**DATA SEGMENT**
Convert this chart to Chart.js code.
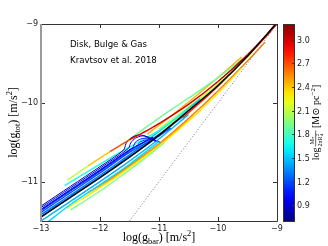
<!DOCTYPE html>
<html>
<head>
<meta charset="utf-8">
<script src="https://cdn.jsdelivr.net/npm/chart.js@4.4.1/dist/chart.umd.min.js"></script>
<style>
  body { margin: 0; background: #fff; }
</style>
</head>
<body>
<canvas id="rar" width="328" height="246"></canvas>
<script>
// axis ticks
const xTicks = [-13, -12, -11, -10, -9];
const yTicks = [-11, -10, -9];
const cbTicks = [0.9, 1.2, 1.5, 1.8, 2.1, 2.4, 2.7, 3.0];
const cMin = 0.7, cMax = 3.2;

// radial acceleration relation (black)
const rarX = [-13, -12.5, -12, -11.5, -11, -10.5, -10, -9.5, -9];
const rarY = [-11.45, -11.20, -10.95, -10.69, -10.41, -10.10, -9.78, -9.41, -8.98];

// upper line, coloured along its length
const upperX = [-12.55, -12.2, -11.83, -11.5, -11.1, -10.5, -10, -9.5, -9];
const upperY = [-10.98, -10.80, -10.62, -10.47, -10.31, -10.02, -9.73, -9.39, -9.0];
const upperC = [2.1, 2.4, 2.7, 2.9, 3.0, 3.0, 3.05, 3.1, 3.15];

// 1:1 line
const unityX = [-11.5, -9];
const unityY = [-11.5, -9];

// the coloured band of model curves
const bandC = [0.85, 0.95, 1.05, 1.15, 1.0, 1.2, 1.3, 1.38, 1.45, 1.55, 1.7, 1.5,
  1.9, 2.1, 2.2, 1.95, 2.3, 2.5, 2.6, 2.8, 2.45];
const bandX = [
  [-13, -12.5, -12, -11.6, -11.56, -11.48, -11.36, -11.24, -11.14],
  [-13, -12.5, -12, -11.52, -11.48, -11.40, -11.28, -11.16, -11.05],
  [-13, -12.5, -12, -11.45, -11.40, -11.31, -11.19, -11.06],
  [-13, -12.5, -12, -11.4, -11.32, -11.22, -11.1, -10.98],
  [-13, -12.5, -12, -11.5, -11.1],
  [-13, -12.5, -12, -11.5, -11, -10.8],
  [-13, -12.5, -12, -11.5, -11, -10.6],
  [-13, -12.5, -12, -11.5, -11, -10.7],
  [-13, -12.5, -12, -11.5, -11, -10.5],
  [-12.9, -12.5, -12, -11.5, -11],
  [-12.6, -12.2, -11.8, -11.4, -11, -10.5],
  [-11.5, -11.1, -10.7, -10.3],
  [-11.6, -11.2, -10.8, -10.4, -10, -9.6],
  [-11, -10.6, -10.2, -9.8, -9.4],
  [-11.4, -11, -10.6, -10.2, -9.8],
  [-12.5, -12.1, -11.7, -11.3, -10.9],
  [-12.56, -12.2, -11.8, -11.4, -11, -10.5, -10, -9.6],
  [-12.3, -11.9, -11.5, -11.1, -10.7, -10.3],
  [-12.2, -11.8, -11.4, -11, -10.5, -10, -9.5, -9.2],
  [-10.6, -10.2, -9.8, -9.4, -9.1],
  [-11.2, -10.8, -10.4, -10, -9.6]
];
const bandY = [
  [-11.31, -11.06, -10.81, -10.60, -10.52, -10.45, -10.41, -10.42, -10.46],
  [-11.33, -11.08, -10.83, -10.58, -10.51, -10.45, -10.42, -10.44, -10.48],
  [-11.35, -11.10, -10.85, -10.57, -10.50, -10.46, -10.45, -10.49],
  [-11.37, -11.12, -10.87, -10.56, -10.50, -10.47, -10.47, -10.50],
  [-11.36, -11.11, -10.86, -10.60, -10.44],
  [-11.39, -11.14, -10.89, -10.63, -10.42, -10.32],
  [-11.42, -11.17, -10.92, -10.66, -10.40, -10.18],
  [-11.44, -11.19, -10.94, -10.68, -10.42, -10.23],
  [-11.50, -11.25, -11.00, -10.74, -10.46, -10.15],
  [-11.52, -11.29, -11.04, -10.78, -10.49],
  [-11.05, -10.87, -10.69, -10.52, -10.35, -10.08],
  [-10.62, -10.42, -10.19, -9.95],
  [-10.52, -10.30, -10.09, -9.89, -9.68, -9.45],
  [-10.33, -10.11, -9.88, -9.63, -9.35],
  [-10.58, -10.37, -10.14, -9.90, -9.64],
  [-11.36, -11.17, -10.96, -10.74, -10.50],
  [-11.34, -11.17, -10.98, -10.77, -10.55, -10.23, -9.88, -9.56],
  [-11.22, -11.02, -10.81, -10.59, -10.35, -10.10],
  [-11.14, -10.95, -10.74, -10.52, -10.20, -9.85, -9.47, -9.23],
  [-10.19, -9.93, -9.64, -9.33, -9.09],
  [-10.40, -10.17, -9.93, -9.68, -9.42]
];

function jet(v) {
  const t = (v - cMin) / (cMax - cMin);
  const f = z => Math.max(0, Math.min(1, z));
  const r = f(1.5 - Math.abs(4 * t - 3));
  const g = f(1.5 - Math.abs(4 * t - 2));
  const b = f(1.5 - Math.abs(4 * t - 1));
  return 'rgb(' + Math.round(r * 255) + ',' + Math.round(g * 255) + ',' + Math.round(b * 255) + ')';
}

function pts(xs, ys) {
  return xs.map((v, i) => ({ x: v, y: ys[i] }));
}

const datasets = [];
datasets.push({ data: pts(rarX, rarY), borderColor: '#000', borderWidth: 1.5, order: 0 });
datasets.push({
  data: pts(upperX, upperY), borderWidth: 1.5, order: 1, borderColor: jet(3.0),
  segment: { borderColor: c => jet(upperC[c.p0DataIndex]) }
});
datasets.push({ data: pts(unityX, unityY), borderColor: '#777', borderWidth: 1, borderDash: [1, 2], order: 2 });
bandC.forEach((c, i) => {
  datasets.push({
    data: pts(bandX[i], bandY[i]), borderColor: jet(c),
    borderWidth: i < 4 ? 1 : 1.4, order: 3 + i
  });
});

const serif = "'Liberation Serif', 'DejaVu Serif', serif";
const sans = "'DejaVu Sans', sans-serif";

// draws text with sub/superscripts, centred at (cx, base)
function drawRich(ctx, parts, cx, base, size) {
  let w = 0;
  parts.forEach(p => {
    ctx.font = (p.s ? size * 0.7 : size) + 'px ' + serif;
    p.w = ctx.measureText(p.t).width;
    w += p.w;
  });
  let xx = cx - w / 2;
  ctx.textAlign = 'left';
  ctx.textBaseline = 'alphabetic';
  parts.forEach(p => {
    ctx.font = (p.s ? size * 0.7 : size) + 'px ' + serif;
    let dy = 0;
    if (p.s === 'sub') dy = size * 0.22;
    if (p.s === 'sup') dy = -size * 0.4;
    ctx.fillText(p.t, xx, base + dy);
    xx += p.w;
  });
}

const decor = {
  id: 'decor',
  afterDraw(chart) {
    const { ctx, chartArea: a, scales: { x, y } } = chart;
    const L = Math.round(a.left), R = Math.round(a.right), T = Math.round(a.top), B = Math.round(a.bottom);
    ctx.save();

    // inward ticks
    ctx.strokeStyle = '#333';
    ctx.lineWidth = 1;
    ctx.beginPath();
    xTicks.forEach(v => {
      const px = Math.round(x.getPixelForValue(v)) + 0.5;
      ctx.moveTo(px, B); ctx.lineTo(px, B - 4);
      ctx.moveTo(px, T); ctx.lineTo(px, T + 4);
    });
    yTicks.forEach(v => {
      const py = Math.round(y.getPixelForValue(v)) + 0.5;
      ctx.moveTo(L, py); ctx.lineTo(L + 4, py);
      ctx.moveTo(R, py); ctx.lineTo(R - 4, py);
    });
    ctx.stroke();

    // frame
    ctx.strokeStyle = '#333';
    ctx.beginPath();
    ctx.moveTo(L, T + 0.5); ctx.lineTo(R + 0.5, T + 0.5);
    ctx.lineTo(R + 0.5, B + 0.5); ctx.lineTo(L, B + 0.5);
    ctx.stroke();
    ctx.strokeStyle = '#999';
    ctx.lineWidth = 2;
    ctx.beginPath();
    ctx.moveTo(L, T); ctx.lineTo(L, B + 1);
    ctx.stroke();

    // labels in the plot
    ctx.fillStyle = '#000';
    ctx.font = '8.6px ' + sans;
    ctx.textAlign = 'left';
    ctx.textBaseline = 'middle';
    ctx.fillText('Disk, Bulge & Gas', 70, 44.5);
    ctx.fillText('Kravtsov et al. 2018', 70, 61);

    // axis titles
    drawRich(ctx, [{ t: 'log(g' }, { t: 'bar', s: 'sub' }, { t: ') [m/s' }, { t: '2', s: 'sup' }, { t: ']' }], (L + R) / 2, 241, 12);
    ctx.save();
    ctx.translate(13, (T + B) / 2);
    ctx.rotate(-Math.PI / 2);
    drawRich(ctx, [{ t: 'log(g' }, { t: 'tot', s: 'sub' }, { t: ') [m/s' }, { t: '2', s: 'sup' }, { t: ']' }], 0, 4, 12);
    ctx.restore();

    // colour bar
    const cbL = R + 6, cbR = R + 18;
    const grad = ctx.createLinearGradient(0, B, 0, T);
    for (let i = 0; i <= 20; i++) {
      grad.addColorStop(i / 20, jet(cMin + (cMax - cMin) * i / 20));
    }
    ctx.fillStyle = grad;
    ctx.fillRect(cbL, T, cbR - cbL, B - T);
    ctx.strokeStyle = '#333';
    ctx.lineWidth = 1;
    ctx.strokeRect(cbL + 0.5, T + 0.5, cbR - cbL - 1, B - T);
    ctx.fillStyle = '#222';
    ctx.font = '8px ' + sans;
    ctx.textAlign = 'left';
    ctx.textBaseline = 'middle';
    ctx.beginPath();
    cbTicks.forEach(v => {
      const py = Math.round(B - (v - cMin) / (cMax - cMin) * (B - T)) + 0.5;
      ctx.moveTo(cbR - 3, py); ctx.lineTo(cbR, py);
      ctx.fillText(v.toFixed(1), cbR + 2, py);
    });
    ctx.stroke();

    // colour bar title, reading bottom to top
    ctx.save();
    ctx.translate(316, (T + B) / 2);
    ctx.rotate(-Math.PI / 2);
    ctx.fillStyle = '#000';
    ctx.textBaseline = 'alphabetic';
    const fs = 10;
    ctx.font = fs + 'px ' + serif;
    const wLog = ctx.measureText('log').width;
    ctx.font = '6px ' + serif;
    const wDen = ctx.measureText('2πR').width + 6;
    ctx.font = fs + 'px ' + serif;
    const tail = ' [M\u2299 pc';
    const wTail = ctx.measureText(tail).width;
    ctx.font = '7px ' + serif;
    const wExp = ctx.measureText('\u22122').width;
    ctx.font = fs + 'px ' + serif;
    const wEnd = ctx.measureText(']').width;
    const total = wLog + 1 + wDen + wTail + wExp + wEnd;
    let xx = -total / 2;
    ctx.fillText('log', xx, 3);
    xx += wLog + 1;
    ctx.font = '6px ' + serif;
    ctx.fillText('M', xx + 2, -2);
    ctx.font = '5px ' + serif;
    ctx.fillText('*', xx + 7.5, -1);
    ctx.fillRect(xx, -0.5, wDen, 0.6);
    ctx.font = '6px ' + serif;
    ctx.fillText('2πR', xx, 5.5);
    const wR = ctx.measureText('2πR').width;
    ctx.font = '4.5px ' + serif;
    ctx.fillText('2', xx + wR + 0.5, 3);
    ctx.fillText('d', xx + wR + 0.5, 7);
    xx += wDen;
    ctx.font = fs + 'px ' + serif;
    ctx.fillText(tail, xx, 3);
    xx += wTail;
    ctx.font = '7px ' + serif;
    ctx.fillText('\u22122', xx, -1);
    xx += wExp;
    ctx.font = fs + 'px ' + serif;
    ctx.fillText(']', xx, 3);
    ctx.restore();

    ctx.restore();
  }
};

new Chart(document.getElementById('rar'), {
  type: 'scatter',
  data: { datasets: datasets },
  options: {
    responsive: false,
    animation: false,
    showLine: true,
    layout: { padding: { top: 24, right: 51, left: 0, bottom: 0 } },
    elements: { point: { radius: 0 }, line: { tension: 0.3, fill: false } },
    plugins: { legend: { display: false }, tooltip: { enabled: false } },
    scales: {
      x: {
        type: 'linear', min: -13, max: -9,
        grid: { display: false, drawTicks: false },
        border: { display: false },
        afterBuildTicks: s => { s.ticks = xTicks.map(v => ({ value: v })); },
        afterFit: s => { s.height = 25; },
        ticks: {
          padding: 3, color: '#222', font: { family: sans, size: 8 },
          maxRotation: 0,
          callback: v => String(v).replace('-', '\u2212')
        }
      },
      y: {
        type: 'linear', min: -11.5, max: -9,
        grid: { display: false, drawTicks: false },
        border: { display: false },
        afterBuildTicks: s => { s.ticks = yTicks.map(v => ({ value: v })); },
        afterFit: s => { s.width = 41; },
        ticks: {
          padding: 3, color: '#222', font: { family: sans, size: 8 },
          callback: v => String(v).replace('-', '\u2212')
        }
      }
    }
  },
  plugins: [decor]
});
</script>
</body>
</html>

**OBJECTIVE**
Starting at the top of the listing above, please restate word for word each line up to and including the one that holds "-9.78, -9.41, -8.98];", omitting every image.

**EXERCISE RESPONSE**
Convert this chart to Chart.js code.
<!DOCTYPE html>
<html>
<head>
<meta charset="utf-8">
<script src="https://cdn.jsdelivr.net/npm/chart.js@4.4.1/dist/chart.umd.min.js"></script>
<style>
  body { margin: 0; background: #fff; }
</style>
</head>
<body>
<canvas id="rar" width="328" height="246"></canvas>
<script>
// axis ticks
const xTicks = [-13, -12, -11, -10, -9];
const yTicks = [-11, -10, -9];
const cbTicks = [0.9, 1.2, 1.5, 1.8, 2.1, 2.4, 2.7, 3.0];
const cMin = 0.7, cMax = 3.2;

// radial acceleration relation (black)
const rarX = [-13, -12.5, -12, -11.5, -11, -10.5, -10, -9.5, -9];
const rarY = [-11.45, -11.20, -10.95, -10.69, -10.41, -10.10, -9.78, -9.41, -8.98];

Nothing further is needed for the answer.